Eight of us, of varying Chinese food snobbishness, ordered the restaurant's special Chinese New Year banquet menu, a 10-course, family-style meal for $438. It normally feeds 10, so we had tons of leftovers. Definitely gather at least 10 people for the dinner, otherwise, you might spend $80 a person, like we did, including drinks, tax and tip. While we all delighted in the dishes' clean and delicate flavors, $80 was a bit too much.

 

The menu is heavy on seafood, with lobsters stir-fried in a garlic sauce, sautéed shrimp and scallop with glazed walnuts, and even a shark fin soup—imitation, since Hawaii banned shark fin in 2011, the first state in the nation to do so.
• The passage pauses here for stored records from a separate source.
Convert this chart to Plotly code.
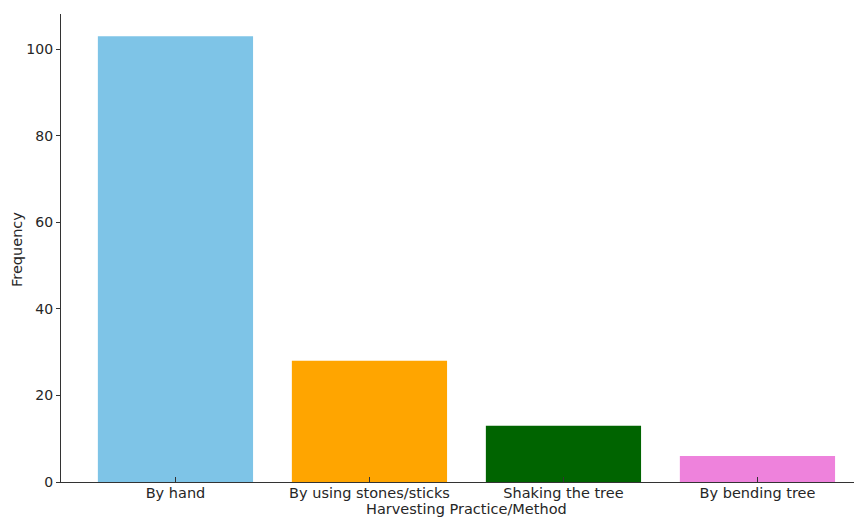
import plotly.graph_objects as go

categories = ["By hand", "By using stones/sticks", "Shaking the tree", "By bending tree"]
frequencies = [103, 28, 13, 6]
colors = ["#7EC4E7", "#FFA500", "#006400", "#EE82DC"]

# The page body has an 8px default margin; compensate so the plot area sits where the reference has it.
OFF = 8
W, H = 862, 519
L, T, B = 61 - OFF, 14 - OFF, H - (482 - OFF)
R = 0

fig = go.Figure()
fig.add_trace(go.Bar(
    x=list(range(len(categories))),
    y=frequencies,
    width=0.8,
    marker=dict(color=colors, line=dict(width=0)),
))

tick_font = dict(family="DejaVu Sans", size=14, color="#262626")
xtick_font = dict(family="DejaVu Sans", size=14.5, color="#262626")
title_font = dict(family="DejaVu Sans", size=14.5, color="#262626")

plot_w = W - L - R
plot_h = H - T - B
px_per_unit = 194.0
x0 = -0.59
x1 = x0 + plot_w / px_per_unit

fig.update_layout(
    width=W, height=H,
    margin=dict(l=L, r=R, t=T, b=B, pad=0),
    paper_bgcolor="white", plot_bgcolor="white",
    showlegend=False,
    xaxis=dict(
        tickmode="array",
        tickvals=list(range(len(categories))),
        ticktext=categories,
        tickfont=xtick_font,
        range=[x0, x1],
        showline=True, linecolor="#333333", linewidth=1.2,
        ticks="inside", ticklen=5, tickcolor="#333333",
        ticklabelstandoff=-3,
        showgrid=False, zeroline=False,
        automargin=False,
    ),
    yaxis=dict(
        range=[0, 108.15],
        tickvals=[0, 20, 40, 60, 80, 100],
        tickfont=tick_font,
        showline=True, linecolor="#333333", linewidth=1.2,
        ticks="outside", ticklen=4, tickcolor="#333333",
        showgrid=False, zeroline=False,
        automargin=False,
    ),
    annotations=[
        dict(text="Harvesting Practice/Method",
             x=(467 - 61) / plot_w, y=-(509 - 482) / plot_h,
             xref="paper", yref="paper", xanchor="center", yanchor="middle",
             showarrow=False, font=title_font),
        dict(text="Frequency",
             x=-(61 - 17) / plot_w, y=(482 - 250) / plot_h,
             xref="paper", yref="paper", xanchor="center", yanchor="middle",
             textangle=-90, showarrow=False, font=title_font),
    ],
)

fig.write_html("out.html")
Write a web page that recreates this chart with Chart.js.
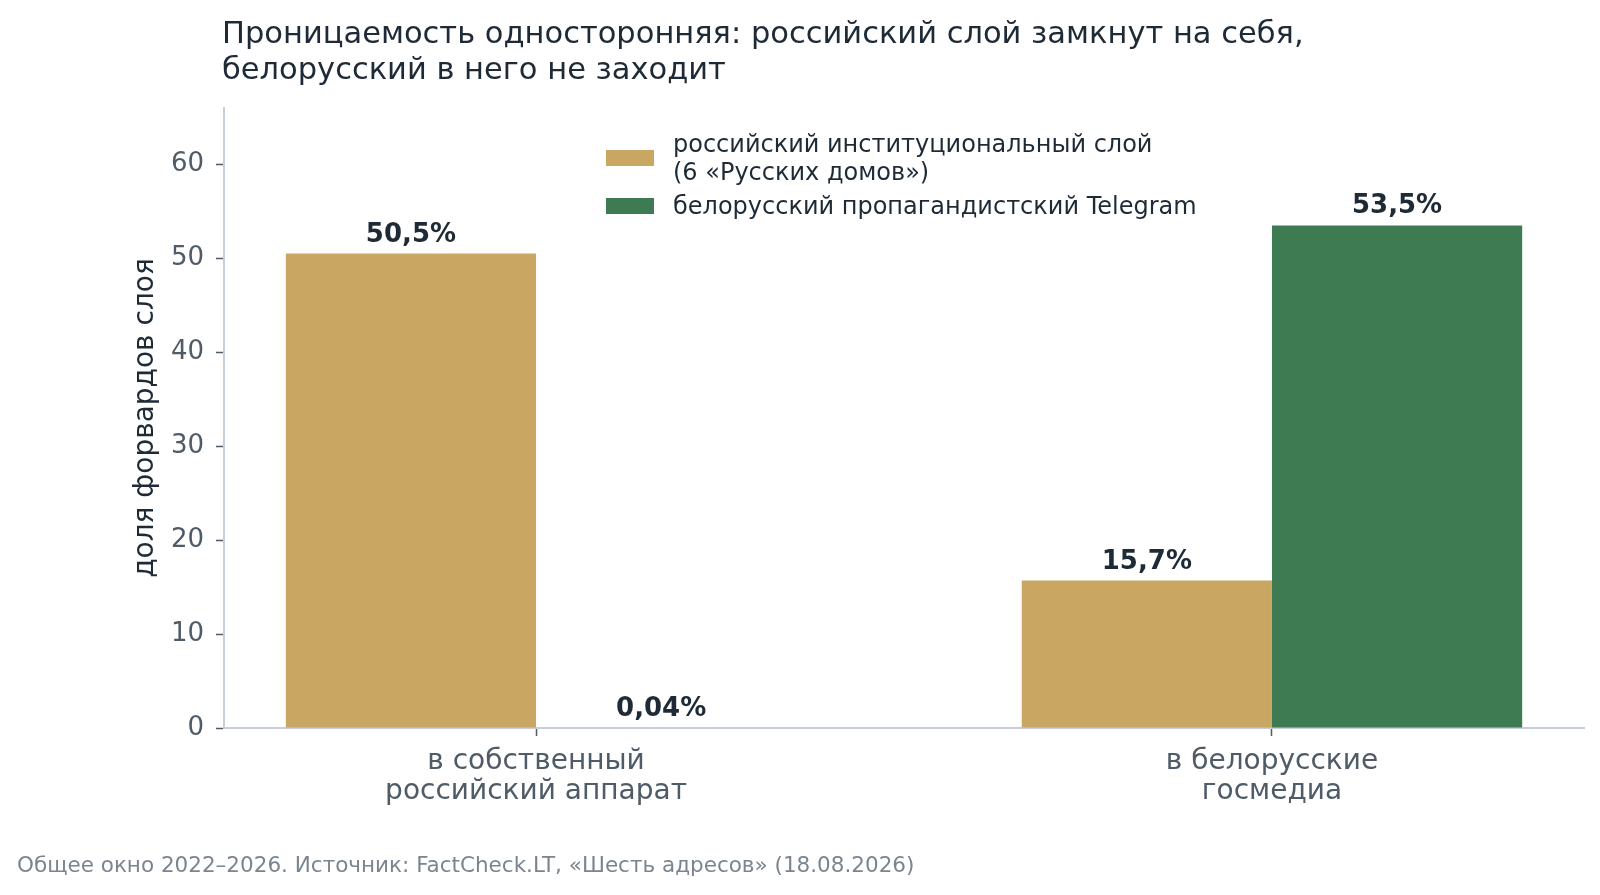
<!DOCTYPE html>
<html>
<head>
<meta charset="utf-8">
<script src="https://cdn.jsdelivr.net/npm/chart.js@4.4.1/dist/chart.umd.min.js"></script>
<style>
  html, body { margin: 0; padding: 0; background: #fff; overflow: hidden; }
  canvas { display: block; }
</style>
</head>
<body>
<canvas id="chart" width="1600" height="895"></canvas>
<script>
// categories and values
const categories = [['в собственный', 'российский аппарат'], ['в белорусские', 'госмедиа']];
const categoryPos = [0, 1];
const russianLayer = [50.5, 15.7];
const belarusLayer = [0.04, 53.5];
const seriesNames = [['российский институциональный слой', '(6 «Русских домов»)'], ['белорусский пропагандистский Telegram']];
const yTicks = [0, 10, 20, 30, 40, 50, 60];

const titleLines = ['Проницаемость односторонняя: российский слой замкнут на себя,', 'белорусский в него не заходит'];
const footerText = 'Общее окно 2022–2026. Источник: FactCheck.LT, «Шесть адресов» (18.08.2026)';

const GOLD = '#c9a762';
const GREEN = '#3f7b52';
const DARK = '#1e2a36';
const GRAY = '#4f5b67';
const AXIS = '#c8ced6';
const FONT = "'DejaVu Sans', sans-serif";

const fmt = v => String(v).replace('.', ',') + '%';

const textPlugin = {
  id: 'textPlugin',
  afterDraw(chart) {
    const ctx = chart.ctx;
    ctx.save();
    // title
    ctx.fillStyle = DARK;
    ctx.font = '30.5px ' + FONT;
    ctx.textAlign = 'left';
    ctx.textBaseline = 'middle';
    titleLines.forEach((t, i) => ctx.fillText(t, 222, 35.5 + i * 35.5));
    // footer
    ctx.fillStyle = '#7b8590';
    ctx.font = '21.5px ' + FONT;
    ctx.fillText(footerText, 17, 866);
    // legend
    const colors = [GOLD, GREEN];
    const rows = [{ y: 158, lines: seriesNames[0] }, { y: 206, lines: seriesNames[1] }];
    ctx.font = '24px ' + FONT;
    rows.forEach((r, i) => {
      ctx.fillStyle = colors[i];
      ctx.fillRect(606, r.y - 8, 48, 16);
      ctx.fillStyle = DARK;
      const lh = 27.6;
      const y0 = r.y - (r.lines.length - 1) * lh / 2 + 1.5;
      r.lines.forEach((l, j) => ctx.fillText(l, 673, y0 + j * lh));
    });
    // value labels
    ctx.font = 'bold 26px ' + FONT;
    ctx.textAlign = 'center';
    ctx.textBaseline = 'alphabetic';
    ctx.fillStyle = DARK;
    chart.data.datasets.forEach((ds, di) => {
      chart.getDatasetMeta(di).data.forEach((el, i) => {
        ctx.fillText(fmt(ds.data[i].y), el.x, el.y - 12);
      });
    });
    ctx.restore();
  }
};

new Chart(document.getElementById('chart'), {
  type: 'bar',
  data: {
    datasets: [{
      label: seriesNames[0].join(' '),
      data: categoryPos.map((x, i) => ({ x: x, y: russianLayer[i] })),
      backgroundColor: GOLD
    }, {
      label: seriesNames[1].join(' '),
      data: categoryPos.map((x, i) => ({ x: x, y: belarusLayer[i] })),
      backgroundColor: GREEN
    }]
  },
  options: {
    responsive: false,
    animation: false,
    devicePixelRatio: 1,
    categoryPercentage: 0.68,
    barPercentage: 1.0,
    layout: { padding: { top: 108, right: 16, left: 0, bottom: 0 } },
    plugins: {
      legend: { display: false },
      tooltip: { enabled: false }
    },
    scales: {
      x: {
        type: 'linear',
        offset: false,
        min: -0.424,
        max: 1.424,
        afterBuildTicks: s => { s.ticks = categoryPos.map(v => ({ value: v })); },
        afterFit: s => { s.height = 167; },
        ticks: {
          callback: (v) => categories[categoryPos.indexOf(v)] || '',
          color: GRAY,
          font: { family: FONT, size: 28, lineHeight: 1.07 },
          padding: 11,
          maxRotation: 0,
          autoSkip: false
        },
        grid: { offset: false, drawOnChartArea: false, drawTicks: true, tickLength: 8, tickColor: GRAY, tickWidth: 1.5 },
        border: { display: true, color: AXIS, width: 2 }
      },
      y: {
        min: 0,
        max: 66,
        afterBuildTicks: s => { s.ticks = yTicks.map(v => ({ value: v })); },
        afterFit: s => { s.width = 224; },
        ticks: {
          color: GRAY,
          font: { family: FONT, size: 26 },
          padding: 12
        },
        title: {
          display: true,
          text: 'доля форвардов слоя',
          color: DARK,
          font: { family: FONT, size: 28 },
          padding: { top: 129, bottom: 0 }
        },
        grid: { drawOnChartArea: false, drawTicks: true, tickLength: 8, tickColor: GRAY, tickWidth: 1.5 },
        border: { display: true, color: AXIS, width: 2 }
      }
    }
  },
  plugins: [textPlugin]
});
</script>
</body>
</html>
The fake shark fin resembles long rice, with very little flavor—I'd give up this course for more of the smoked chicken, incredibly tender and moist with a crisp, mahogany skin.

 

Of course, the menu also includes traditional New Year’s dishes—a steamed whole fish (uhu, when we went) and jai, with five different varieties of mushrooms and Chinese fungus providing crunchy, soft and slippery textures. Lots of sticky rice towards the end—one steamed with lup cheong in lotus leaves, and one in the form of black sesame tang yuan (glutinous rice balls) in a sweetened ginger broth. I could eat both for days.

 

Jade Dynasty's Chinese New Year menus are being offered now through the end of February, and there are just a few open dinner seatings for the actual new year, January 31. Two menus available, for $318 and $438, must be ordered a day in advance.